The other big part of this news is how Nadella is able to stomach that "frenemy" relationship with Salesforce.

Microsoft Azure is getting a major customer win out of this deal too. The cloud platform that Nadella helped build before he became CEO of Microsoft now has a big-name client on board in Salesforce. This will help build up the company's credibility as a hosting platform for a major application, albeit Salesforce's Exact Target emailing and blast notification service, and not the core CRM functionality. (Just to be clear: Salesforce is not certifying its CRM to run on Azure, the company only committed to running Exact Target on Azure.)

"Microsoft is out to win business in the cloud wherever it can," says Hyoun Park, principal at DataHive Consulting. "Amazon should be on notice." Just this week Gartner reaffirmed Amazon Web Services as the top dog in the IaaS cloud market, but it said Microsoft is catching up. Deals like the endorsement of Azure from Salesforce will only help Microsoft's case.

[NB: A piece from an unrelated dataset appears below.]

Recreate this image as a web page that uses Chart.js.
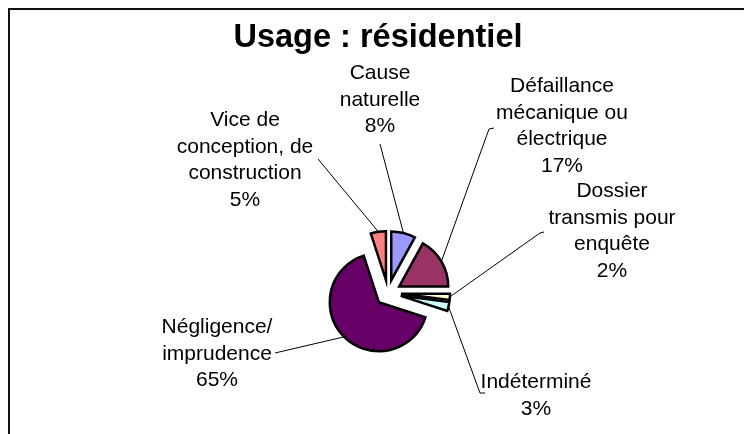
<!DOCTYPE html>
<html>
<head>
<meta charset="utf-8">
<script src="https://cdn.jsdelivr.net/npm/chart.js@4/dist/chart.umd.min.js"></script>
<style>
  html, body { margin: 0; padding: 0; background: #fff; overflow: hidden; }
  #wrap { position: relative; width: 744px; height: 434px; }
  #frame { position: absolute; left: 8px; top: 8px; width: 800px; height: 500px; border: 2px solid #111; box-sizing: border-box; }
  canvas { position: absolute; left: 0; top: 0; }
</style>
</head>
<body>
<div id="wrap">
  <div id="frame"></div>
  <canvas id="pie" width="744" height="434"></canvas>
</div>
<script>
// data, clockwise from 12 o'clock
var categories = ["Cause naturelle", "Défaillance mécanique ou électrique", "Dossier transmis pour enquête", "Indéterminé", "Négligence/ imprudence", "Vice de conception, de construction"];
var values = [8, 17, 2, 3, 65, 5];
var labelLines = [
  ["Cause", "naturelle", "8%"],
  ["Défaillance", "mécanique ou", "électrique", "17%"],
  ["Dossier", "transmis pour", "enquête", "2%"],
  ["Indéterminé", "3%"],
  ["Négligence/", "imprudence", "65%"],
  ["Vice de", "conception, de", "construction", "5%"]
];
var colors = ["#9999FF", "#993366", "#FFFFCC", "#CCFFFF", "#660066", "#FF8080"];

// label placement (text centre x, first baseline y) and leader end points
var labelPos = [[380, 79], [562, 92], [612, 197], [536, 388], [217, 333], [245, 126]];
var leaderEnd = [
  [[380, 144]],
  [[489, 129], [494, 128]],
  [[540, 233], [544, 232]],
  [[480, 393], [485, 393]],
  [[275, 353]],
  [[318, 159]]
];
var lineH = 26.5;
var explode = 13;

// pull every slice outward by a fixed distance (Chart.js' own offset also grows the radius)
var explodePlugin = {
  id: "explode",
  beforeDatasetDraw: function (chart, args) {
    var ctx = chart.ctx;
    args.meta.data.forEach(function (a) {
      var mid = (a.startAngle + a.endAngle) / 2;
      ctx.save();
      ctx.translate(Math.cos(mid) * explode, Math.sin(mid) * explode);
      a.draw(ctx, chart.chartArea);
      ctx.restore();
    });
    return false;
  }
};

var labelsPlugin = {
  id: "pieLabels",
  afterDraw: function (chart) {
    var ctx = chart.ctx;
    var arcs = chart.getDatasetMeta(0).data;
    ctx.save();
    // title
    ctx.fillStyle = "#000";
    ctx.textAlign = "center";
    ctx.textBaseline = "alphabetic";
    ctx.font = "bold 32.5px 'Liberation Sans', Arial, sans-serif";
    ctx.fillText("Usage : résidentiel", 378, 47);
    // leader lines
    ctx.strokeStyle = "#000";
    ctx.lineWidth = 1;
    arcs.forEach(function (a, i) {
      var mid = (a.startAngle + a.endAngle) / 2;
      var ax = a.x + Math.cos(mid) * (explode + a.outerRadius);
      var ay = a.y + Math.sin(mid) * (explode + a.outerRadius);
      ctx.beginPath();
      ctx.moveTo(ax, ay);
      leaderEnd[i].forEach(function (q) { ctx.lineTo(q[0], q[1]); });
      ctx.stroke();
    });
    // labels
    ctx.font = "21px 'Liberation Sans', Arial, sans-serif";
    labelLines.forEach(function (lines, i) {
      lines.forEach(function (t, j) {
        ctx.fillText(t, labelPos[i][0], labelPos[i][1] + j * lineH);
      });
    });
    ctx.restore();
  }
};

new Chart(document.getElementById("pie").getContext("2d"), {
  type: "pie",
  data: {
    labels: categories,
    datasets: [{
      data: values,
      backgroundColor: colors,
      borderColor: "#000",
      borderWidth: 2.5,
      borderJoinStyle: "miter",
      offset: 0,
      hoverOffset: 0,
      radius: 49
    }]
  },
  options: {
    responsive: false,
    animation: false,
    events: [],
    layout: { padding: { left: 288, right: 256, top: 193, bottom: 41 } },
    plugins: {
      legend: { display: false },
      title: { display: false },
      tooltip: { enabled: false }
    }
  },
  plugins: [explodePlugin, labelsPlugin]
});
</script>
</body>
</html>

But the reality is that it's a heterogeneous world. Benioff and Salesforce aren't putting all their eggs into the Azure basket. Benioff referenced on the conference call that Salesforce's Heroku application development platform uses AWS, for example. Benioff made a big announcement with Oracle last year; today it was Microsoft's turn.

Gartner's Adrian says Microsoft embracing this world where they realize their customers will be customers of their competitors as well is a new-found world for Microsoft, and it shows the influence Nadella is having on the company. "The old world walls are crumbling," Adrian says, and that should be reassuring for customers.